**** Data provided

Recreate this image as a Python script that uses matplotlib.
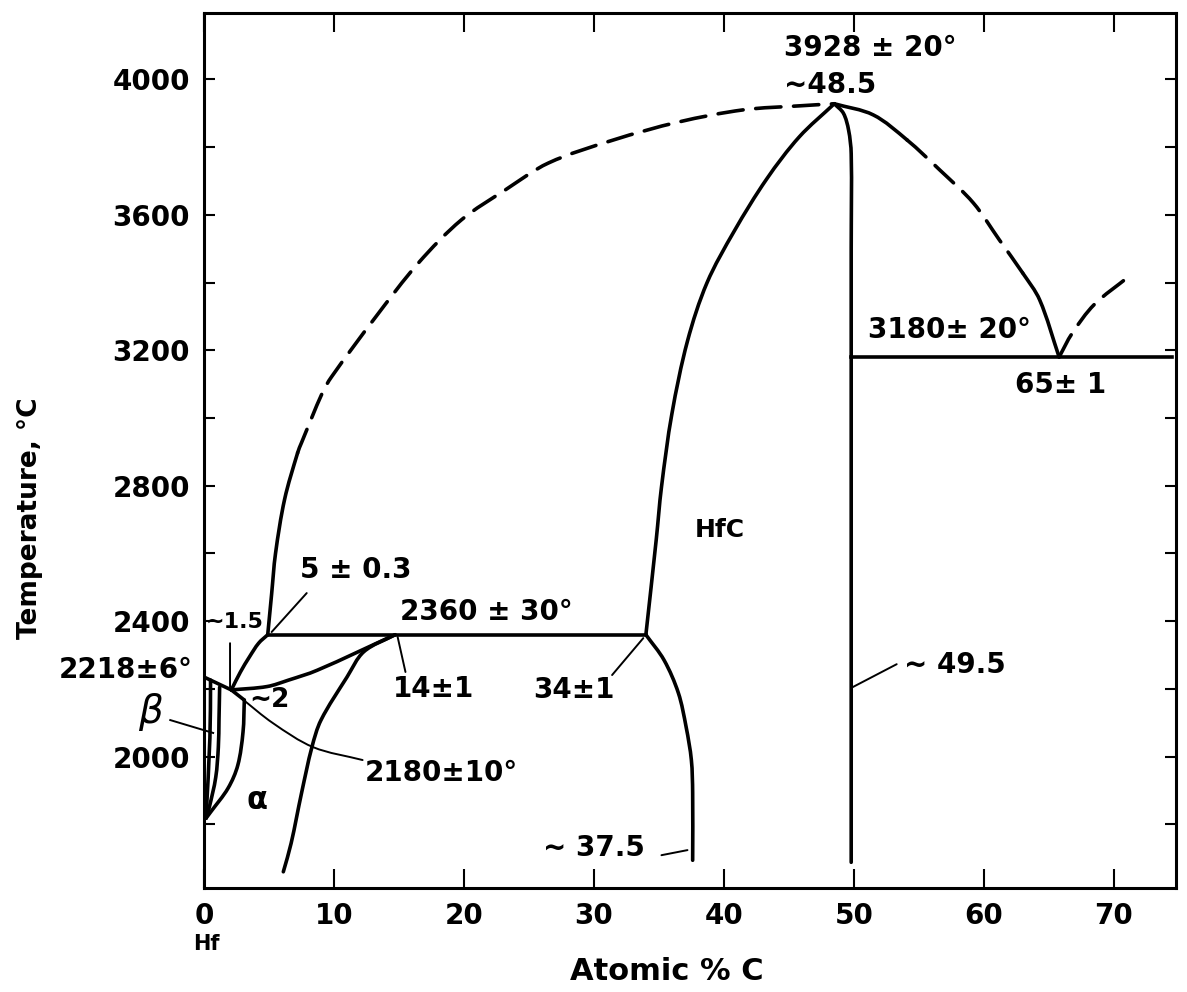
import matplotlib
matplotlib.use("Agg")
import matplotlib.pyplot as plt
import numpy as np
from matplotlib.path import Path
from matplotlib.patches import PathPatch
from matplotlib.ticker import FixedLocator, FuncFormatter

plt.rcParams['font.family'] = ['DejaVu Sans']

# ---------------- data (atomic % C, temperature °C) ----------------
# left liquidus (solid near 5 %, dashed above)
liq_left_x = [4.9, 5.2, 5.5, 6.2, 7.2, 7.5, 9.1, 9.8, 13.2, 16.5, 19.8, 23.2, 26.5, 31.5, 36.5, 41.5, 45.9, 48.5]
liq_left_T = [2360, 2480, 2600, 2760, 2897, 2927, 3074, 3121, 3298, 3458, 3585, 3674, 3753, 3821, 3874, 3910, 3922, 3928]
LIQ_LEFT_SOLID_SEGS = 4          # first 4 segments solid, rest dashed

# HfC phase boundaries
hfc_left_x = [34, 34.8, 35.2, 36.0, 37.2, 38.7, 40.8, 43.3, 45.8, 48.5]
hfc_left_T = [2360, 2642, 2796, 3012, 3227, 3399, 3552, 3706, 3830, 3928]
hfc_right_x = [48.5, 49.2, 49.6, 49.8, 49.8, 49.8]
hfc_right_T = [3928, 3900, 3850, 3780, 3500, 1688]
hfc_low_x = [34, 35.4, 36.5, 37.1, 37.5, 37.6, 37.6]
hfc_low_T = [2360, 2285, 2188, 2087, 1990, 1893, 1694]

# right liquidus (HfC + L -> C side)
liq_right_x = [48.5, 51.5, 54.1, 56.6, 59.2, 61.2, 63.0, 64.3, 65.8]
liq_right_T = [3928, 3895, 3821, 3733, 3635, 3526, 3428, 3349, 3180]
LIQ_RIGHT_DASH = (2, 6)          # segments [2:6] dashed
liq_c_x = [65.8, 66.8, 68.5, 71.1]
liq_c_T = [3180, 3250, 3335, 3416]

# isotherms
peri_x = [4.9, 34.0]
peri_T = [2360, 2360]
eut_x = [49.8, 74.5]
eut_T = [3180, 3180]

# Hf-rich corner
hf_liq_x = [0.0, 2.1]
hf_liq_T = [2235, 2197]
a_liq_x = [2.1, 2.8, 3.5, 4.2, 4.9]
a_liq_T = [2197, 2250, 2295, 2335, 2360]
a_sol_x = [2.1, 4.85, 6.5, 8.7, 14.7]
a_sol_T = [2197, 2207, 2226, 2255, 2360]
a_solv_x = [14.7, 12.3, 11.0, 9.0, 8.3, 7.5, 6.7, 6.1]
a_solv_T = [2360, 2310, 2235, 2108, 2028, 1892, 1744, 1660]
a_bnd_x = [3.1, 3.0, 2.6, 1.85, 0.5, 0.15]
a_bnd_T = [2167, 2073, 1975, 1907, 1836, 1818]
b_bnd_x = [1.2, 1.15, 1.1, 0.9, 0.4, 0.15]
b_bnd_T = [2205, 2108, 2028, 1939, 1850, 1818]
b_axis_x = [0.5, 0.45, 0.15]
b_axis_T = [2226, 2055, 1818]
j_seg_x = [2.1, 3.1]
j_seg_T = [2197, 2167]

# leader lines
p2180_x = [2.85, 5.3, 8.4, 12.2]
p2180_T = [2173, 2099, 2028, 1990]
p15_x = [2.0, 2.0]
p15_T = [2335, 2205]
p5_x = [7.9, 5.2]
p5_T = [2483, 2368]
p14_x = [14.9, 15.5]
p14_T = [2353, 2250]
p34_x = [33.8, 31.4]
p34_T = [2350, 2241]
p375_x = [35.2, 37.2]
p375_T = [1709, 1724]
p495_x = [49.8, 53.3]
p495_T = [2203, 2273]
pbeta_x = [-2.6, 0.7]
pbeta_T = [2108, 2070]

# labels: text, x, T, ha, size
labels = [
    ("3928 ± 20°", 44.6, 4093, 'left', 20),
    ("~48.5", 44.6, 3984, 'left', 20),
    ("3180± 20°", 51.1, 3260, 'left', 20),
    ("65± 1", 62.4, 3098, 'left', 20),
    ("HfC", 39.7, 2670, 'center', 18),
    ("5 ± 0.3", 7.4, 2551, 'left', 20),
    ("2360 ± 30°", 15.1, 2427, 'left', 20),
    ("~1.5", 0.1, 2397, 'left', 16),
    ("2218±6°", -0.9, 2256, 'right', 20),
    ("~2", 3.5, 2168, 'left', 19),
    ("14±1", 14.5, 2200, 'left', 20),
    ("34±1", 25.3, 2197, 'left', 20),
    ("2180±10°", 12.4, 1951, 'left', 20),
    ("~ 37.5", 26.1, 1730, 'left', 20),
    ("~ 49.5", 53.9, 2270, 'left', 20),
]
beta_label = ("β", -4.15, 2132)
alpha_label = ("α", 4.1, 1870)

x_ticks = [0, 10, 20, 30, 40, 50, 60, 70]
y_ticks = [1800, 2000, 2200, 2400, 2600, 2800, 3000, 3200, 3400, 3600, 3800, 4000]
y_labelled = [2000, 2400, 2800, 3200, 3600, 4000]

XLIM = (0, 74.8)
YLIM = (1612, 4196)
AX_RECT = [0.1719, 0.1048, 0.8189, 0.8821]
FIG_W, FIG_H, DPI = 11.87, 9.92, 100

# pixel scale of the axes (used only to render smooth curves)
SX = AX_RECT[2] * FIG_W * DPI / (XLIM[1] - XLIM[0])
SY = AX_RECT[3] * FIG_H * DPI / (YLIM[1] - YLIM[0])


# ---------------- helpers ----------------
def bezier_segments(xs, ys):
    """Chord-length cubic Hermite rendering of a curve through the given points."""
    p = np.column_stack([xs, ys]).astype(float)
    q = p * np.array([SX, SY])              # screen-like units
    n = len(p)
    d = np.hypot(*np.diff(q, axis=0).T)
    tang = np.zeros_like(p)
    for i in range(n):
        if i == 0:
            tang[i] = (p[1] - p[0]) / d[0]
        elif i == n - 1:
            tang[i] = (p[-1] - p[-2]) / d[-1]
        else:
            tang[i] = (p[i + 1] - p[i - 1]) / (d[i - 1] + d[i])
    segs = []
    for i in range(n - 1):
        c1 = p[i] + tang[i] * d[i] / 3.0
        c2 = p[i + 1] - tang[i + 1] * d[i] / 3.0
        segs.append((p[i], c1, c2, p[i + 1]))
    return segs


def draw_segs(ax, segs, **kw):
    verts, codes = [segs[0][0]], [Path.MOVETO]
    for _, c1, c2, p2 in segs:
        verts += [c1, c2, p2]
        codes += [Path.CURVE4] * 3
    ax.add_patch(PathPatch(Path(verts, codes), fill=False, joinstyle='round',
                           capstyle='round', **kw))


def smooth(ax, xs, ys, **kw):
    draw_segs(ax, bezier_segments(xs, ys), **kw)


# ---------------- figure ----------------
fig = plt.figure(figsize=(FIG_W, FIG_H), dpi=DPI)
ax = fig.add_axes(AX_RECT)
ax.set_xlim(*XLIM)
ax.set_ylim(*YLIM)

LW = 2.6
THIN = 1.4
K = 'black'
DASH = (0, (7, 3.5))

segs = bezier_segments(liq_left_x, liq_left_T)
draw_segs(ax, segs[:LIQ_LEFT_SOLID_SEGS], edgecolor=K, lw=LW)
draw_segs(ax, segs[LIQ_LEFT_SOLID_SEGS:], edgecolor=K, lw=LW, linestyle=DASH)

smooth(ax, hfc_left_x, hfc_left_T, edgecolor=K, lw=LW)
smooth(ax, hfc_right_x, hfc_right_T, edgecolor=K, lw=LW)
smooth(ax, hfc_low_x, hfc_low_T, edgecolor=K, lw=LW)

segs = bezier_segments(liq_right_x, liq_right_T)
a, b = LIQ_RIGHT_DASH
draw_segs(ax, segs[:a], edgecolor=K, lw=LW)
draw_segs(ax, segs[a:b], edgecolor=K, lw=LW, linestyle=DASH)
draw_segs(ax, segs[b:], edgecolor=K, lw=LW)
smooth(ax, liq_c_x, liq_c_T, edgecolor=K, lw=LW, linestyle=DASH)

ax.plot(peri_x, peri_T, color=K, lw=LW)
ax.plot(eut_x, eut_T, color=K, lw=LW)

for xs, ts in [(hf_liq_x, hf_liq_T), (a_liq_x, a_liq_T), (a_sol_x, a_sol_T),
               (a_solv_x, a_solv_T), (a_bnd_x, a_bnd_T), (b_bnd_x, b_bnd_T),
               (b_axis_x, b_axis_T), (j_seg_x, j_seg_T)]:
    smooth(ax, xs, ts, edgecolor=K, lw=LW)

for xs, ts in [(p2180_x, p2180_T), (p15_x, p15_T), (p5_x, p5_T), (p14_x, p14_T),
               (p34_x, p34_T), (p375_x, p375_T), (p495_x, p495_T)]:
    smooth(ax, xs, ts, edgecolor=K, lw=THIN)
ax.plot(pbeta_x, pbeta_T, color=K, lw=THIN, clip_on=False)

for txt, x, t, ha, size in labels:
    ax.text(x, t, txt, ha=ha, va='center', fontsize=size, fontweight='bold', clip_on=False)
ax.text(beta_label[1], beta_label[2], beta_label[0], ha='center', va='center',
        fontsize=28, style='italic', clip_on=False)
ax.text(alpha_label[1], alpha_label[2], alpha_label[0], ha='center', va='center',
        fontsize=22, fontweight='bold')

# axes styling
for s in ax.spines.values():
    s.set_linewidth(2.2)
ax.xaxis.set_major_locator(FixedLocator(x_ticks))
ax.yaxis.set_major_locator(FixedLocator(y_ticks))
ax.yaxis.set_major_formatter(FuncFormatter(lambda v, p: f"{int(v)}" if int(v) in y_labelled else ""))
ax.tick_params(axis='x', direction='in', length=14, width=1.5, top=True, bottom=True,
               labelsize=20, pad=10)
ax.tick_params(axis='y', direction='in', length=8, width=1.5, left=True, right=True,
               labelsize=20, pad=10)
for lab in ax.get_xticklabels() + ax.get_yticklabels():
    lab.set_fontweight('bold')

fig.text(206 / 1187, 1 - 944 / 992, "Hf", ha='center', va='center', fontsize=15, fontweight='bold')
fig.text(667 / 1187, 1 - 971 / 992, "Atomic % C", ha='center', va='center', fontsize=22, fontweight='bold')
fig.text(30 / 1187, 1 - 518 / 992, "Temperature, °C", ha='center', va='center', rotation=90,
         fontsize=19, fontweight='bold')

fig.savefig("out.png", dpi=DPI, facecolor='white')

********

Gather every line from the listing above in which the word "matplotlib" appears.

Recreate this image as a Python script that uses matplotlib.
import matplotlib
matplotlib.use("Agg")
import matplotlib.pyplot as plt
from matplotlib.path import Path
from matplotlib.patches import PathPatch
from matplotlib.ticker import FixedLocator, FuncFormatter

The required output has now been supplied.